His private gathering will bring more than 30 global consumer brand executives, 30 environmental leaders, and 30 investors and experts together at the table, to launch "The Earth Day 50 Challenge," a joint initiative to bring together the world's leading consumer brands, with environmental activists, donors, and investors who are often at odds.

Crow says the discussion will be frank and honest, but he won't condone any pressure or threats at the table he sets. "No demonizing, no litmus tests, no demands - those are the rules of engagement," he says. "This is about ideas and initiatives. Not every company can or should do everything they're asked to do. But every company can find a way to step forward, and others can follow. We are asking them to find the most effective commitments they can make, to use their buying power and other forms of influence, to protect climate, forests, and oceans, every year between now and Earth Day 50 in 2020."

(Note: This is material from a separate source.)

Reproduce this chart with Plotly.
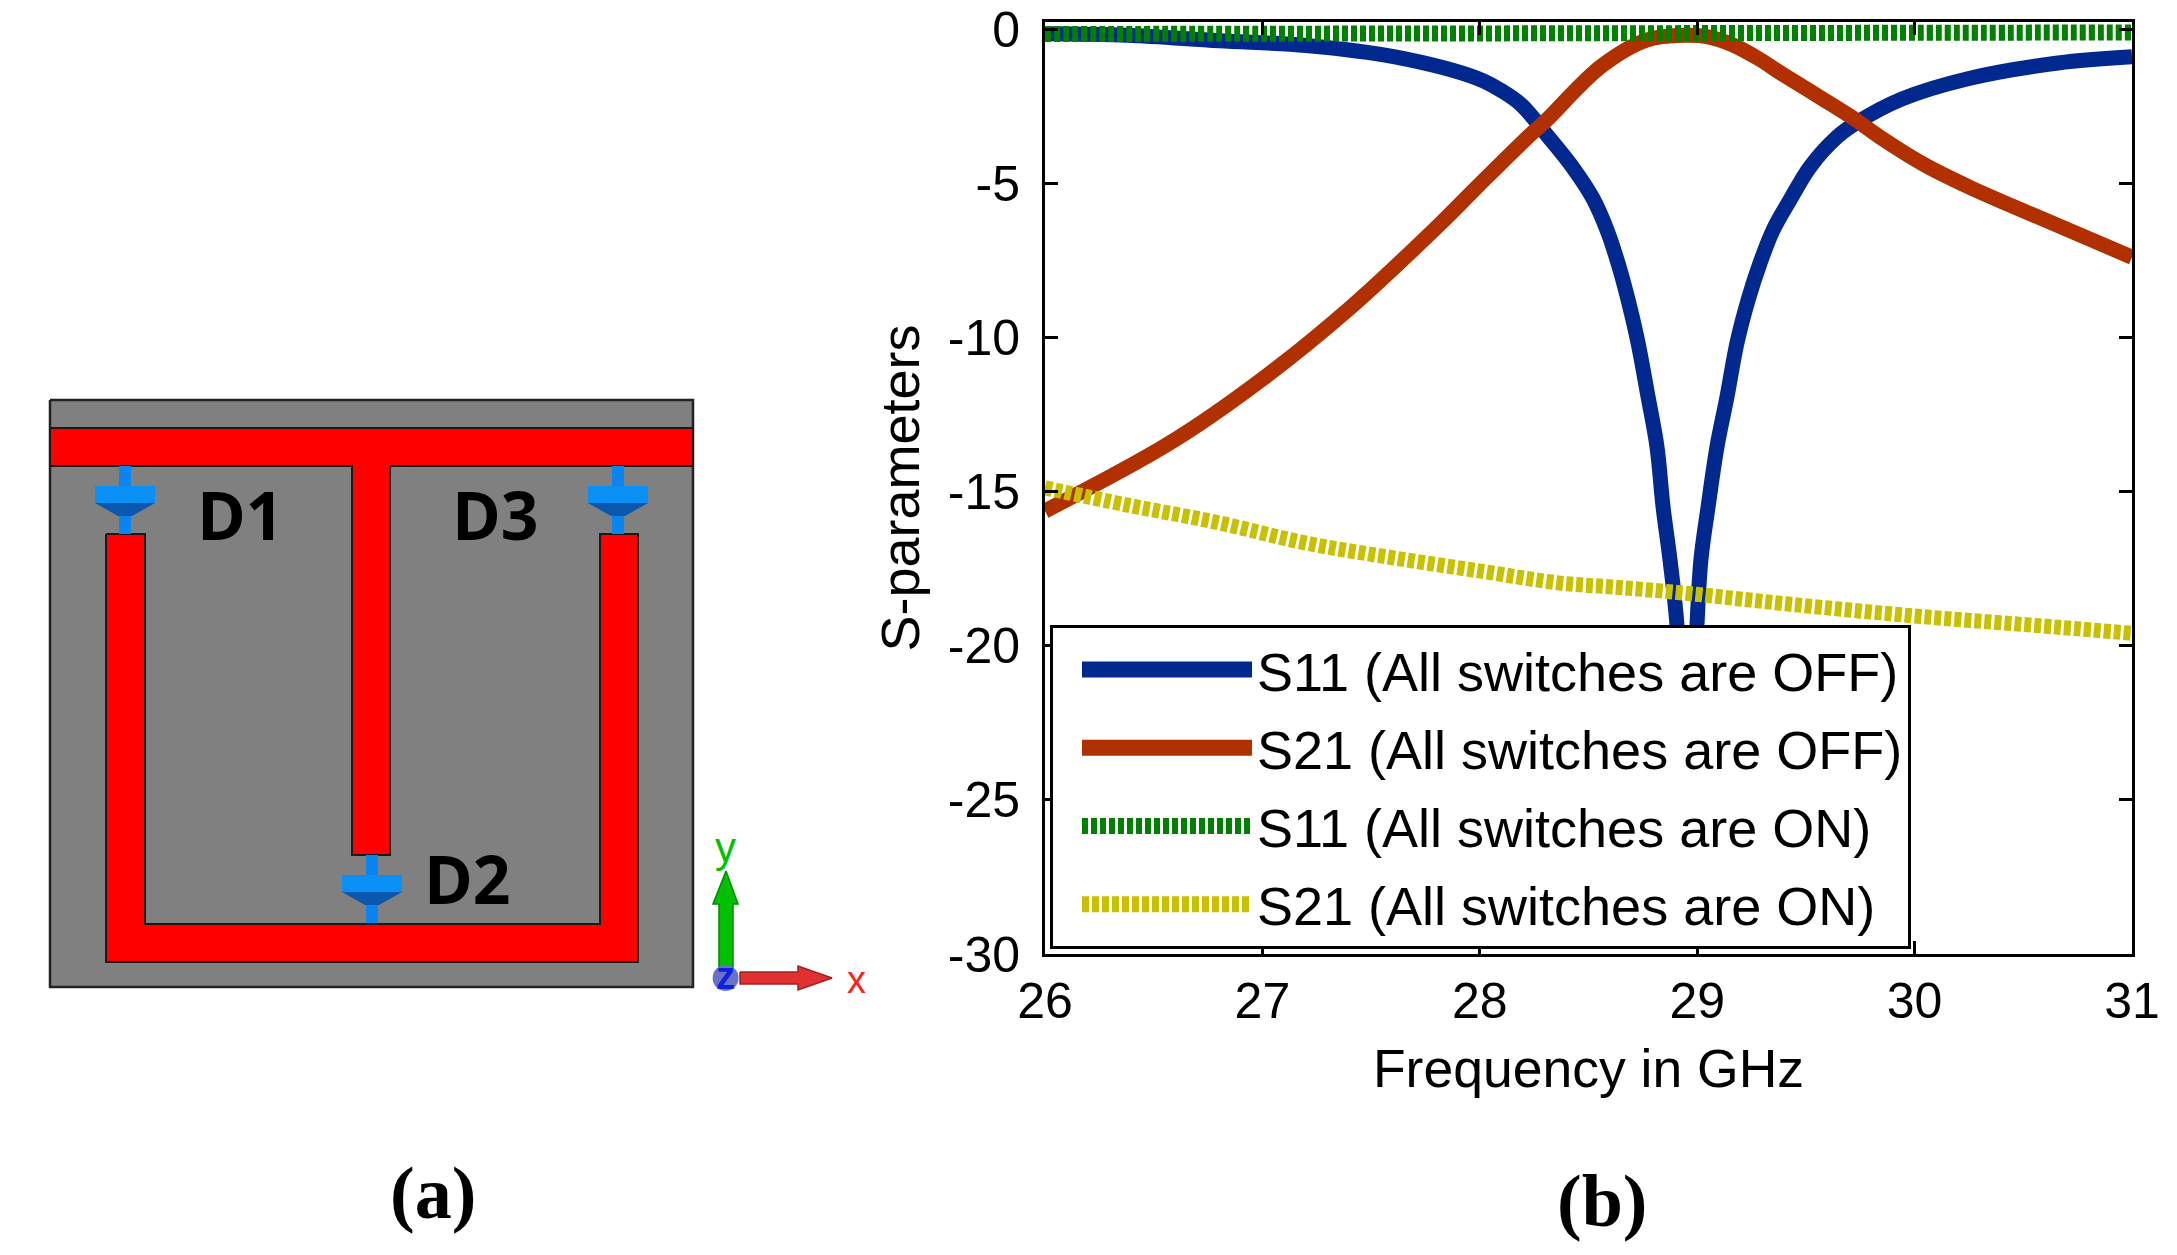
import plotly.graph_objects as go

# ---- Chart (b) data ----
s11_off_f = [26.0, 26.38, 26.8, 27.2, 27.61, 27.99, 28.1, 28.19, 28.315, 28.429, 28.521, 28.59, 28.645, 28.69, 28.728, 28.774,
             28.815, 28.843, 28.875, 28.907, 28.93, 28.953, 28.975, 28.999, 29.017, 29.05, 29.091, 29.137, 29.183,
             29.234, 29.289, 29.349, 29.427, 29.519, 29.643, 29.73, 29.94, 30.25, 30.66, 31.0]
s11_off = [-0.15, -0.2, -0.38, -0.53, -0.9, -1.6, -2.0, -2.45, -3.49, -4.5, -5.5, -6.61, -7.81, -9.01, -10.18, -11.93,
           -13.55, -15.5, -17.22, -19.33, -23.0, -27.0, -23.0, -19.33, -17.22, -15.5, -13.55, -11.93, -10.18,
           -8.79, -7.59, -6.52, -5.54, -4.47, -3.5, -3.05, -2.27, -1.6, -1.1, -0.9]
s21_off_f = [26.0, 26.58, 27.0, 27.41, 27.82, 27.99, 28.23, 28.3, 28.56, 28.77, 28.95, 29.05, 29.16, 29.28, 29.39, 29.55, 29.73, 29.84, 30.04, 30.25, 30.45, 31.0]
s21_off = [-15.63, -13.4, -11.35, -9.0, -6.3, -5.1, -3.44, -3.0, -1.2, -0.35, -0.2, -0.25, -0.5, -0.95, -1.45, -2.15, -2.95, -3.5, -4.38, -5.12, -5.74, -7.4]
s11_on_f = [26.0, 27.0, 28.0, 29.0, 30.0, 31.0]
s11_on = [-0.16, -0.15, -0.14, -0.13, -0.12, -0.11]
s21_on_f = [26.0, 26.38, 26.79, 27.2, 27.61, 28.02, 28.37, 28.62, 28.95, 29.42, 30.04, 30.66, 31.0]
s21_on = [-14.88, -15.44, -16.0, -16.67, -17.16, -17.6, -17.97, -18.1, -18.3, -18.65, -19.06, -19.4, -19.6]

series_names = ["S11 (All switches are OFF)", "S21 (All switches are OFF)",
                "S11 (All switches are ON)", "S21 (All switches are ON)"]
x_ticks = [26, 27, 28, 29, 30, 31]
y_ticks = [0, -5, -10, -15, -20, -25, -30]

# ---- Schematic (a) outlines, in the picture's own units ----
board = [(50, 400), (693, 400), (693, 987), (50, 987)]
t_feed = [(50, 428), (693, 428), (693, 466), (390, 466), (390, 855), (352, 855), (352, 466), (50, 466)]
u_line = [(106, 534), (145, 534), (145, 924), (600, 924), (600, 534), (638, 534), (638, 962), (106, 962)]
diodes = [(125, 466), (618, 466), (372, 855)]
y_arrow = [(719, 976), (733, 976), (733, 904), (738, 904), (726, 871), (713, 904), (719, 904)]
x_arrow = [(740, 972), (798, 972), (798, 966), (832, 978), (798, 990), (798, 984), (740, 984)]

fig = go.Figure()

W, H = 2177, 1255


def poly(points, fill, line="rgba(0,0,0,0)", width=0):
    xs = [p[0] for p in points] + [points[0][0]]
    ys = [p[1] for p in points] + [points[0][1]]
    fig.add_trace(go.Scatter(x=xs, y=ys, xaxis="x2", yaxis="y2", mode="lines", fill="toself", fillcolor=fill,
                             line=dict(color=line, width=width), hoverinfo="skip", showlegend=False))


poly(board, "#808080", "#222222", 2.5)
poly(t_feed, "#FF0000", "#1a1a1a", 2)
poly(u_line, "#FF0000", "#1a1a1a", 2)
for cx, top in diodes:
    poly([(cx - 6, top), (cx + 6, top), (cx + 6, top + 68), (cx - 6, top + 68)], "#0A84F0")
    poly([(cx - 30, top + 37), (cx + 30, top + 37), (cx + 7, top + 50), (cx - 7, top + 50)], "#0B57AE")
    poly([(cx - 30, top + 20), (cx + 30, top + 20), (cx + 30, top + 37), (cx - 30, top + 37)], "#0A90F5")
poly(y_arrow, "#00C000", "#008A00", 1.5)
poly(x_arrow, "#E03030", "#A02020", 1.5)
fig.add_trace(go.Scatter(x=[725.6], y=[978], xaxis="x2", yaxis="y2", mode="markers",
                         marker=dict(size=26, color="#6A72C8"), hoverinfo="skip", showlegend=False))

# ---- Chart (b) curves ----
curve_styles = [("#00288F", None, 15), ("#B03000", None, 15), ("#007F00", "6px,3px", 16), ("#C8C000", "7px,3px", 15)]
curve_data = [(s11_off_f, s11_off), (s21_off_f, s21_off), (s11_on_f, s11_on), (s21_on_f, s21_on)]
for name, (fx, fy), (color, dash, width) in zip(series_names, curve_data, curve_styles):
    fig.add_trace(go.Scatter(x=fx, y=fy, mode="lines", name=name, legendgroup=name,
                             line=dict(color=color, width=width, dash=dash, shape="spline", smoothing=1.0)))

font = "Liberation Sans, Arial, sans-serif"
axis_common = dict(showgrid=False, zeroline=False, showline=True, linecolor="black", linewidth=3,
                   mirror="ticks", ticks="inside", ticklen=13, tickwidth=3, tickcolor="black",
                   tickfont=dict(family=font, size=50, color="black"), automargin=False)

fig.update_layout(
    width=W, height=H, autosize=False,
    margin=dict(l=0, r=0, t=0, b=0, pad=0),
    paper_bgcolor="white", plot_bgcolor="white",
    xaxis=dict(domain=[1045 / W, 2132 / W], range=[26, 31], tickmode="array", tickvals=x_ticks,
               ticktext=[str(v) for v in x_ticks], anchor="y", ticklabelstandoff=1,
               title=dict(text="Frequency in GHz", font=dict(family=font, size=53.5, color="black"), standoff=22),
               **axis_common),
    yaxis=dict(domain=[(H - 954) / H, (H - 22) / H], range=[-30, 0.23], tickmode="array", tickvals=y_ticks,
               ticktext=[str(v) for v in y_ticks], anchor="x", ticklabelstandoff=12,
               title=dict(text="S-parameters", font=dict(family=font, size=54, color="black"), standoff=11),
               **axis_common),
    xaxis2=dict(domain=[0, 950 / W], range=[0, 950], visible=False, anchor="y2"),
    yaxis2=dict(domain=[0, 1], range=[H, 0], visible=False, anchor="x2"),
    legend=dict(x=1050 / W, y=(H - 949) / H, xanchor="left", yanchor="bottom",
                bgcolor="white", bordercolor="black", borderwidth=3,
                font=dict(family=font, size=54, color="black"),
                itemwidth=170, indentation=24, traceorder="grouped", tracegroupgap=5,
                entrywidth=656, entrywidthmode="pixels"),
    showlegend=True,
)


def label(text, x, y, family, size, color="black", bold=False):
    fig.add_annotation(text=f"<b>{text}</b>" if bold else text, x=x, y=y, xref="x2", yref="y2",
                       xanchor="center", yanchor="middle",
                       showarrow=False, font=dict(family=family, size=size, color=color))


label("D1", 240, 514, "Open Sans", 66, bold=True)
label("D3", 495, 514, "Open Sans", 66, bold=True)
label("D2", 467, 878, "Open Sans", 66, bold=True)
label("y", 725, 847, font, 42, "#00C000")
label("x", 856, 980, font, 38, "#FF2020")
label("z", 725, 976, font, 38, "#1020E0", bold=True)
label("(a)", 433, 1193, "Liberation Serif", 74, bold=True)
fig.add_annotation(text="<b>(b)</b>", x=1602 / W, y=(H - 1201) / H, xref="paper", yref="paper", showarrow=False,
                   xanchor="center", yanchor="middle",
                   font=dict(family="Liberation Serif", size=74, color="black"))

fig.write_html(
    "out.html",
    config={"displayModeBar": False},
    post_script=(
        "document.body.style.margin='0';document.body.style.overflow='hidden';"
        "var s=document.createElement('style');"
        "s.textContent='.legendlines path{stroke-width:16px !important}';"
        "document.head.appendChild(s);"
    ),
)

Crow points to twelve companies that have already set the bar high as an example for the other 38. Disney, Dunkin, Kellogg's, and Nestle, he says, have adopted purchasing policies that protect land and forests from destruction due to timber harvesting and palm oil production.

Whole Foods and Safeway have received top ratings for using their buying power to help save oceans, fisheries, and threatened species. Interface Carpets, Nike, and Starbucks have been out-front in their public support of climate policy.

Gap Inc., the apparel company, has used its market power to highlight and improve factory labor and environmental standards around the world, even when that meant revealing problems they found in their own supply chain.

Best Buy, Coca-Cola, and Nestle are being recognized for their pioneering recycling programs, which they have implemented even in the face of challenging political and market conditions.

Environmental leaders are hard-pressed to publicly endorse any company for environmental performance overall. "They're afraid companies will take advantage of the praise, and claim they've already done enough," Crow says. "But people inside these companies are working hard, and to do more, they need positive reinforcement."

Nixon agrees. "Publicly, it's hard for companies and activists to collaborate. The media doesn't cover peace, only war. As executives, it's sometimes safer to just take the criticism, and hope for the best - whatever we do will be criticized anyway. No good deed goes unpunished.

"But behind closed doors, it's surprising how much common ground we can find," she says. By working with groups like Greenpeace and Oxfam, she has helped her companies improve factory labor practices, build lower-carbon consumer products, and clean up their supply chains.

Mark Dubois, renowned cofounder of the International River Network, agrees. Thirty years ago, Dubois gained fame in the environmental community when he chained himself to the bedrock at the bottom of California's Stanislaus River canyon, in an effort to stop a pork barrel dam that was in the process of being filled. As the waters rose around him, "I didn't want to die, but I was ready to, to protect a life force much bigger and more inclusive than me," Dubois says. "That river canyon connected me to the larger miracle of life."

After the dam was ultimately filled, Dubois could have grown bitter at the pork barrel politics that destroyed the canyon he loved. "But on my evolutionary adventure since, I have chosen not to blame or demonize others for the destruction. I have found a more productive way to express my activism: the power that Gandhi, Mandela, and King exercised, softly and without violence, and how they made the world better."

That is why he is joining forces with Crow. Like Nixon, his corporate counterpart, Dubois is reaching out to colleagues, to gather them around Crow's table. Pragmatically, he aims to unite environmentalists behind actions the companies can take to protect oceans, forests, and climate. At a higher level, however, he wants the environmental movement itself to move to a new model of activism.

"The Earth Day 50 Challenge isn't us-versus-them. It's a 100% movement," Dubois says. "It transcends the quagmire of denial, victimhood, demonizing, and polarity that keeps us from taking individual and collective responsibility for the economic, social, and ecological tragedies that are our common global experience. In Dallas, we get to step beyond our safe cocoons of fear, distraction, and avoidance, and co-create a thriving vibrant world that works for all - for seven to seventy future generations."

That may sound like wishful thinking, but Dubois says there is plenty of anger and demonization to fall back on, if a positive approach doesn't work. A little collaboration can't hurt, and might help break through.

"There is no other environmental convening like this - anywhere in the country," says Dubois. "There are major exhibitions. There are conferences with powerful speakers to inspire and motivate. There are United Nations conferences where delegates talk and talk and talk. But no other event brings together such a dedicated set of high-level change agents, to make specific plans to solve the problems."

The meeting between environmental and business leaders is private and by invitation only, Crow reminds us. "They're just not comfortable with the media seeing them in agreement with each other - it's such a new experience for them," Crow says. But he encourages members of the public to come experience the steps they are together, which they can learn about at Fair Park, this April 22-24.

To some, Dallas might seem an unlikely venue for the world's biggest Earth Day celebration. "This isn't California, it's not New York, and it's not Portland," Crow says. "This is Texas, and in Texas we know protecting the planet doesn't require that we sacrifice our jobs, our prosperity, or our freedoms. It's time for us to lead."